ORIGINAL FRENCH ARTICLE: Le 11 octobre, riposte syndicale commune à l’austérité
by Yves Housson
Translated Friday 9 September 2011, by Derek Hansonand reviewed by
It was a long hard road to agreement, but everybody seems satisfied with the result. Such at least was the public face put on by the representatives of the inter-trade union committee on the evening of Sept. 1 following their meeting at the seat of the CGT trade union. The inter-trade union committee includes five confederations: CGT, CFDT, FSU, UNSA, and Solidaires.
After five hours of talks, they arrived at a joint declaration announcing their decision to organize a “national all-trades day of action” to counter the austerity plan announced by the French government last week. It will be on Tuesday October 11, in accordance with modalities that remain to be fixed, and which are to be the subject of another meeting on September 15. The Force Ouvrière confederation decided to go it alone and plans a “day of information” on September 20. The CFTC and CGC confederations turned down the invite to the meeting.

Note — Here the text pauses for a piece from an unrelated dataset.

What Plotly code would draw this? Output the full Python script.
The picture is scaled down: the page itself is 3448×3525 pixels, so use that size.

According to the joint text, “Everywhere, debate on the context, the stakes and the modalities of action (demonstrations, rallies, work stoppages, etc.) must take place in order to build for this day” on October 11. On the evening of Sept. 1, the participants at the meeting did not conceal their differences of approach to the last point. The CFDT’s Marcel Grignard felt that at this stage “striking is absolutely not the right way to go,” due to “the very difficult situation concerning purchasing power and workers’ worries about their jobs.” But the other four trade union confederations do not want, at the very least, “to exclude any” form of action, as UNSA’s François Joliclerc said. Nevertheless, the main thing today remains the agreement of the five confederations that it is “indispensable for the workers to intervene in order to put pressure on the government, the bosses, and the ongoing and coming parliamentary debates.” As from Sept. 5, the deputies will have to act on part of French Prime Minister Fillon’s “austerity” measures, before the arrival of new boxes of bitter pills during the October debates on the Social Security and government budgets.

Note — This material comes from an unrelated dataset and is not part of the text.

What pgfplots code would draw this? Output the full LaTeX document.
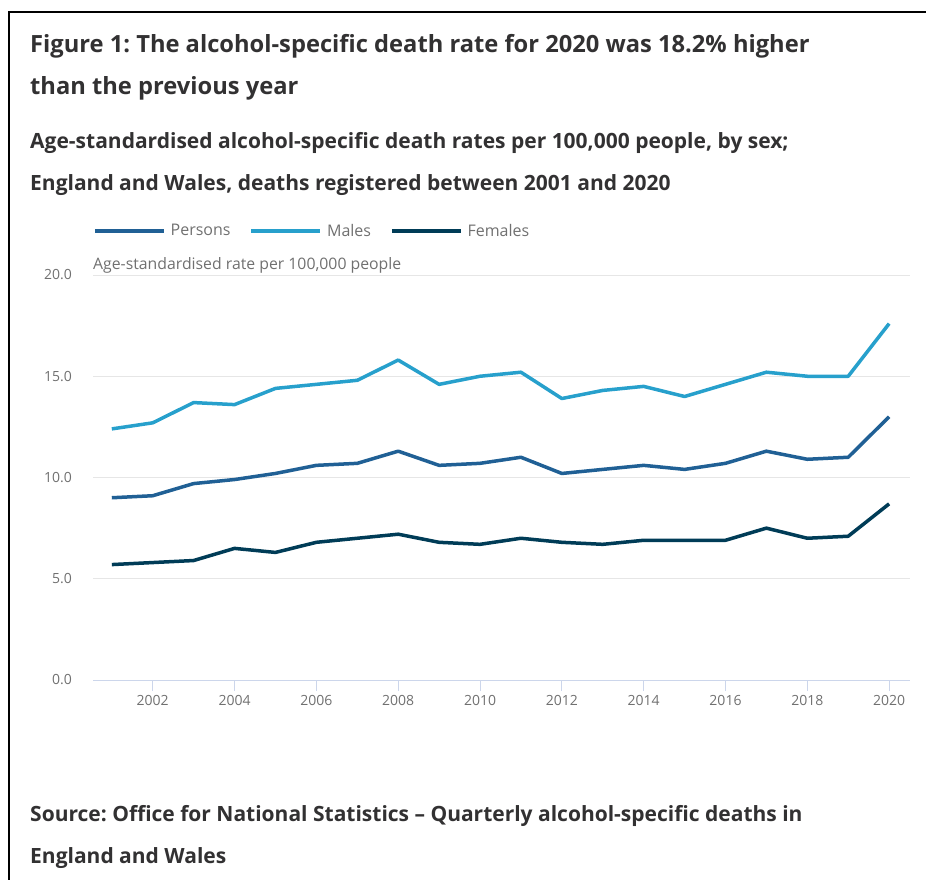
\documentclass[border=0pt]{standalone}
\usepackage{fontspec}
\setmainfont{Open Sans}
\usepackage{pgfplots}
\pgfplotsset{compat=1.18}
\frenchspacing
\definecolor{persons}{HTML}{206095}
\definecolor{males}{HTML}{27A0CC}
\definecolor{females}{HTML}{003C57}
\definecolor{titlec}{HTML}{323132}
\definecolor{tickc}{HTML}{707070}
\definecolor{gridc}{HTML}{E6E6E6}
\definecolor{axisc}{HTML}{CCD6EB}
\pgfplotstableread{
year persons males females
2001 9.0 12.4 5.7
2002 9.1 12.7 5.8
2003 9.7 13.7 5.9
2004 9.9 13.6 6.5
2005 10.2 14.4 6.3
2006 10.6 14.6 6.8
2007 10.7 14.8 7.0
2008 11.3 15.8 7.2
2009 10.6 14.6 6.8
2010 10.7 15.0 6.7
2011 11.0 15.2 7.0
2012 10.2 13.9 6.8
2013 10.4 14.3 6.7
2014 10.6 14.5 6.9
2015 10.4 14.0 6.9
2016 10.7 14.6 6.9
2017 11.3 15.2 7.5
2018 10.9 15.0 7.0
2019 11.0 15.0 7.1
2020 13.0 17.6 8.7
}\datatable
\begin{document}
\begin{tikzpicture}
\useasboundingbox (0pt,0pt) rectangle (926pt,-880pt);
\draw[line width=2pt,black] (9pt,-880pt) -- (9pt,-12.5pt) -- (926pt,-12.5pt);
\node[anchor=base west,inner sep=0,text=titlec,font=\fontsize{23.7}{28}\selectfont\bfseries] at (30pt,-53pt) {Figure 1: The alcohol-specific death rate for 2020 was 18.2\% higher};
\node[anchor=base west,inner sep=0,text=titlec,font=\fontsize{23.7}{28}\selectfont\bfseries] at (30pt,-95pt) {than the previous year};
\node[anchor=base west,inner sep=0,text=titlec,font=\fontsize{21}{25}\selectfont\bfseries] at (30pt,-148pt) {Age-standardised alcohol-specific death rates per 100,000 people, by sex;};
\node[anchor=base west,inner sep=0,text=titlec,font=\fontsize{21}{25}\selectfont\bfseries] at (30pt,-190pt) {England and Wales, deaths registered between 2001 and 2020};
\node[anchor=base west,inner sep=0,text=titlec,font=\fontsize{21}{25}\selectfont\bfseries] at (30pt,-821pt) {Source: Office for National Statistics -- Quarterly alcohol-specific deaths in};
\node[anchor=base west,inner sep=0,text=titlec,font=\fontsize{21}{25}\selectfont\bfseries] at (30pt,-863pt) {England and Wales};
\begin{axis}[
  at={(93pt,-680pt)}, anchor=south west,
  scale only axis, width=817pt, height=405pt,
  xmin=2000.54, xmax=2020.51, ymin=0, ymax=20,
  xtick={2002,2004,...,2020},
  ytick={0,5,10,15,20},
  yticklabel style={/pgf/number format/fixed, /pgf/number format/fixed zerofill, /pgf/number format/precision=1},
  /pgf/number format/assume math mode=true,
  xticklabel style={/pgf/number format/1000 sep={}},
  tick label style={font=\fontsize{14}{16}\selectfont, text=tickc},
  ymajorgrids, grid style={gridc, line width=1pt},
  axis x line*=bottom, axis y line*=left,
  x axis line style={axisc, line width=1pt, -},
  y axis line style={draw=none},
  xtick style={axisc, line width=1pt},
  ytick style={draw=none},
  tick align=outside,
  major tick length=11pt,
  xticklabel style={yshift=-1pt},
  yticklabel style={inner sep=0pt, anchor=east, xshift=-10pt},
  clip=false,
  legend style={at={(0,1)}, anchor=west, yshift=44pt, draw=none, fill=none,
    font=\fontsize{16}{18}\selectfont, text=tickc, inner sep=0pt,
    /tikz/every even column/.append style={column sep=17pt}},
  legend columns=3,
  legend image code/.code={\draw[#1, line width=3.5pt] (0pt,0pt) -- (69pt,0pt); \path (72pt,0pt);},
  legend cell align=left,
]
\addplot[persons, line width=3.5pt, line join=round] table[x=year,y=persons]{\datatable};
\addlegendentry{Persons}
\addplot[males, line width=3.5pt, line join=round] table[x=year,y=males]{\datatable};
\addlegendentry{Males}
\addplot[females, line width=3.5pt, line join=round] table[x=year,y=females]{\datatable};
\addlegendentry{Females}
\node[anchor=west, inner sep=0, text=tickc, font=\fontsize{15.8}{18}\selectfont] at (rel axis cs:0,1) [yshift=10pt] {Age-standardised rate per 100,000 people};
\end{axis}
\end{tikzpicture}
\end{document}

The trade union confederations together expressed the criticisms that they had already formulated separately last week: the austerity plan is both “unjust and unfair,” the bill being “mainly footed by workers and consumers,” whereas the tax on high incomes is “symbolic” and tax loopholes that have “no economic or social effectiveness” are spared. With a view, at one and the same time, to “relaunching economic growth,” “reducing inequality,” and “controlling the deficits,” the inter-trade union committee came out for “structural reforms,” such as reforming taxation to make it more progressive, “a Europe-wide industrial policy,” and “quality public services.” But, in the short term, it has set itself the objective of obtaining a series of “urgent measures.” At the top of the list: the abandoning of taxing supplementary health insurance (to the tune of 1.2 billion euros in the Fillon plan); and the elimination of company tax and social security exemptions on overtime hours. More generally, the trade union confederations are demanding that all public aid be henceforth “conditional” on its economic and social effectiveness. The end of the axing of civil service jobs, support for purchasing power, in particular for the lowest income groups, and the reopening of wage negotiations in the private and public sectors complete the list of their short-term grievances.

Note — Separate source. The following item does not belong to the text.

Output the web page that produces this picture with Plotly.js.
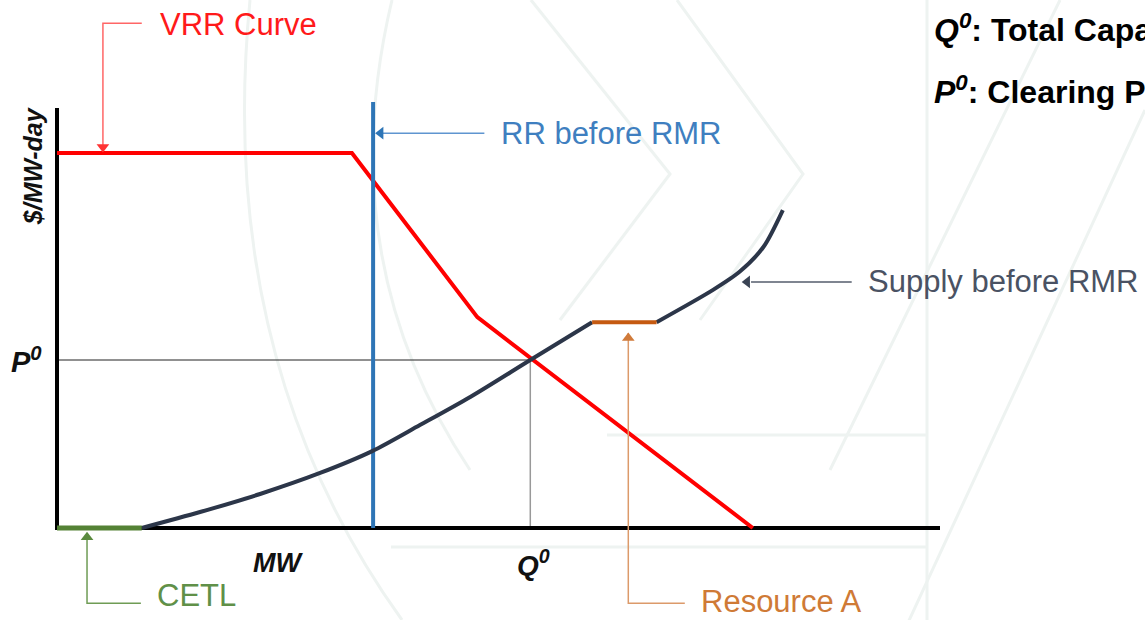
<!DOCTYPE html>
<html>
<head>
<meta charset="utf-8">
<script src="https://cdn.plot.ly/plotly-3.0.1.min.js"></script>
<style>html,body{margin:0;padding:0;background:#fff;overflow:hidden}#chart{width:1145px;height:620px}</style>
</head>
<body>
<div id="chart"></div>
<script>
// ---- data (schematic units: MW 0..100, $/MW-day 0..100) ----
const vrrX = [0, 33.4, 47.6, 78.8];
const vrrY = [89.3, 89.3, 50.2, 0];
const rrBeforeRMR = 35.8;
const rrTop = 101.4;
const supplyLowX = [9.6, 16.2, 23.0, 29.8, 35.7, 41.1, 46.8, 53.6, 60.6];
const supplyLowY = [0, 3.8, 8.1, 13.1, 18.3, 24.5, 31.2, 40.0, 49.0];
const resourceAX = [60.6, 67.9];
const resourceAY = [49.0, 49.0];
const supplyHighX = [67.9, 74.3, 77.3, 80.0, 82.2];
const supplyHighY = [49.0, 56.7, 61.0, 66.9, 75.7];
const cetlX = [0, 9.6];
const cetlY = [0, 0];
const Q0 = 53.6;
const P0 = 40.0;
const axisMaxX = 100;
const axisMaxY = 100;

const FONT = '"Liberation Sans", Arial, sans-serif';
const RED = '#ff0000', BLUE = '#2e75b6', SUPPLY = '#2c3649', ORANGE = '#c55a11', GREEN = '#548235';

function line(x, y, color, width, shape) {
  return {x: x, y: y, mode: 'lines', type: 'scatter', hoverinfo: 'skip', showlegend: false,
          line: {color: color, width: width, shape: shape || 'linear', smoothing: 0.8}};
}
function tri(x, y, symbol, color) {
  return {x: [x], y: [y], mode: 'markers', type: 'scatter', hoverinfo: 'skip', showlegend: false,
          marker: {symbol: symbol, size: 11, color: color, line: {width: 0}}};
}

// pixel scale helpers (for callout offsets / decoration)
const pxX = 8.83, pxY = 4.2;
const dX = px => (px - 57) / pxX;
const dY = py => (528 - py) / pxY;

const traces = [
  // guides
  line([0, Q0], [P0, P0], '#222222', 1),
  line([Q0, Q0], [0, P0], '#999999', 1.5),
  // axes
  line([0, 0, axisMaxX], [axisMaxY, 0, 0], '#000000', 4),
  // curves
  line(vrrX, vrrY, RED, 4),
  line([rrBeforeRMR, rrBeforeRMR], [0, rrTop], BLUE, 4),
  line(supplyLowX, supplyLowY, SUPPLY, 4, 'spline'),
  line(supplyHighX, supplyHighY, SUPPLY, 4, 'spline'),
  line(resourceAX, resourceAY, ORANGE, 4),
  line(cetlX, cetlY, GREEN, 5),
  // callouts
  line([5.2, 5.2, 9.6], [vrrY[0] + 1, 120.2, 120.2], '#ff6666', 1.5),
  line([rrBeforeRMR + 1, 48.4], [94.0, 94.0], '#5f95d0', 1.5),
  line([77.6 + 1, 90.0], [58.6, 58.6], '#555d6c', 1.5),
  line([64.7, 64.7, 71.1], [46.4, -17.9, -17.9], '#dc9a6a', 1.5),
  line([3.4, 3.4, 9.5], [-1.5, -17.9, -17.9], '#6f9c55', 1.5),
  // arrowheads
  tri(5.2, vrrY[0] + 6 / pxY, 'triangle-down', '#ff3333'),
  tri(rrBeforeRMR + 7.5 / pxX, 94.0, 'triangle-left', '#2e75b6'),
  tri(77.6 + 5 / pxX, 58.6, 'triangle-left', '#3a4354'),
  tri(64.7, 46.4 - 5 / pxY, 'triangle-up', '#d07a3a'),
  tri(3.4, -1.0 - 5 / pxY, 'triangle-up', '#5a8a3e')
];

const annotations = [
  {x: 11.4, y: 119.8, text: 'VRR Curve', color: '#ff1a1a'},
  {x: 50.1, y: 94.0, text: 'RR before RMR', color: '#3f7fc0'},
  {x: 91.6, y: 58.8, text: 'Supply before RMR', color: '#4a5263'},
  {x: 72.7, y: -17.6, text: 'Resource A', color: '#cf7a36'},
  {x: 11.1, y: -16.0, text: 'CETL', color: '#609048'}
].map(a => ({x: a.x, y: a.y, xref: 'x', yref: 'y', text: a.text, showarrow: false,
  xanchor: 'left', yanchor: 'middle', font: {family: FONT, size: 31, color: a.color}}));

annotations.push(
  {x: 25.0, y: -8.3, text: '<b><i>MW</i></b>', showarrow: false, xanchor: 'center', yanchor: 'middle',
   font: {family: FONT, size: 27, color: '#111'}},
  {x: Q0 + 0.4, y: -8.3, text: '<b><i>Q<sup>0</sup></i></b>', showarrow: false, xanchor: 'center', yanchor: 'middle',
   font: {family: FONT, size: 28, color: '#111'}},
  {x: -3.5, y: P0, text: '<b><i>P<sup>0</sup></i></b>', showarrow: false, xanchor: 'center', yanchor: 'middle',
   font: {family: FONT, size: 29, color: '#111'}},
  {x: -2.7, y: dY(166), text: '<b><i>$/MW-day</i></b>', showarrow: false, textangle: -90, xanchor: 'center', yanchor: 'middle',
   font: {family: FONT, size: 25, color: '#111'}},
  {x: 932 / 1145, y: 1 - 28 / 620, xref: 'paper', yref: 'paper', text: '<b><i>Q<sup>0</sup></i>: Total Capacity Cleared</b>',
   showarrow: false, xanchor: 'left', yanchor: 'middle', font: {family: FONT, size: 32, color: '#000'}},
  {x: 932 / 1145, y: 1 - 90 / 620, xref: 'paper', yref: 'paper', text: '<b><i>P<sup>0</sup></i>: Clearing Price</b>',
   showarrow: false, xanchor: 'left', yanchor: 'middle', font: {family: FONT, size: 32, color: '#000'}}
);

// faint background watermark lines
const WM = '#eef3f1';
function wmPath(pts) {
  let d = '';
  pts.forEach((p, i) => {
    if (p[0] === 'Q') d += ' Q' + dX(p[1]) + ',' + dY(p[2]) + ' ' + dX(p[3]) + ',' + dY(p[4]);
    else d += (i === 0 ? 'M' : ' L') + dX(p[0]) + ',' + dY(p[1]);
  });
  return {type: 'path', xref: 'x', yref: 'y', path: d, layer: 'below', line: {color: WM, width: 3}};
}
const shapes = [
  wmPath([[250, 0], ['Q', 215, 360, 402, 620]]),
  wmPath([[392, 0], ['Q', 330, 260, 470, 470]]),
  wmPath([[531, 0], [670, 174], [560, 320]]),
  wmPath([[677, 0], [803, 174], [700, 320]]),
  wmPath([[927, 0], [927, 620]]),
  wmPath([[607, 435], [927, 435]]),
  wmPath([[391, 547], [927, 547]]),
  wmPath([[1145, 110], [900, 640]]),
  wmPath([[1060, 0], [830, 470]])
];

const layout = {
  width: 1145, height: 620,
  margin: {l: 0, r: 0, t: 0, b: 0, pad: 0},
  paper_bgcolor: '#ffffff', plot_bgcolor: '#ffffff',
  xaxis: {range: [-57 / pxX, (1145 - 57) / pxX], visible: false, fixedrange: true},
  yaxis: {range: [(528 - 620) / pxY, 528 / pxY], visible: false, fixedrange: true},
  showlegend: false,
  shapes: shapes,
  annotations: annotations
};

Plotly.newPlot('chart', traces, layout, {displayModeBar: false, staticPlot: true});
</script>
</body>
</html>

Between now and October 11, the trade union confederations will therefore dedicate themselves to popularizing this platform and generating a debate in the working population. On Sept. 15 they will meet to evaluate the return to work following the summer holidays and the state of mind of the workers before setting the forms of action for October 11. For the CGT, which launched the idea of a mobilization way back in June, it will be necessary “in any case to aim at a significant day, with strikes, demonstrations, rallies,” argued Nadine Prigent, adding: “maybe this day will bring others in its train.” “It is not just a question of not submitting,” she emphasized, “but of developing other solutions” to the economic crisis, of finding “new recipes to answer to the people’s needs and conducting a real policy for jobs and economic development.” October 11 must not be “a day of bearing witness,” but an action “to change direction,” the FSU’s Bernadette Groison added, for whom the decision to mobilize “answers the workers’ expectations.” Solidaire’s Annick Coupé, for her part, underlined the existence of a “very great sentiment of injustice in the country,” adding that it is the responsibility of the trade union confederations to “begin to develop a process of mobilization to put a halt” to austerity.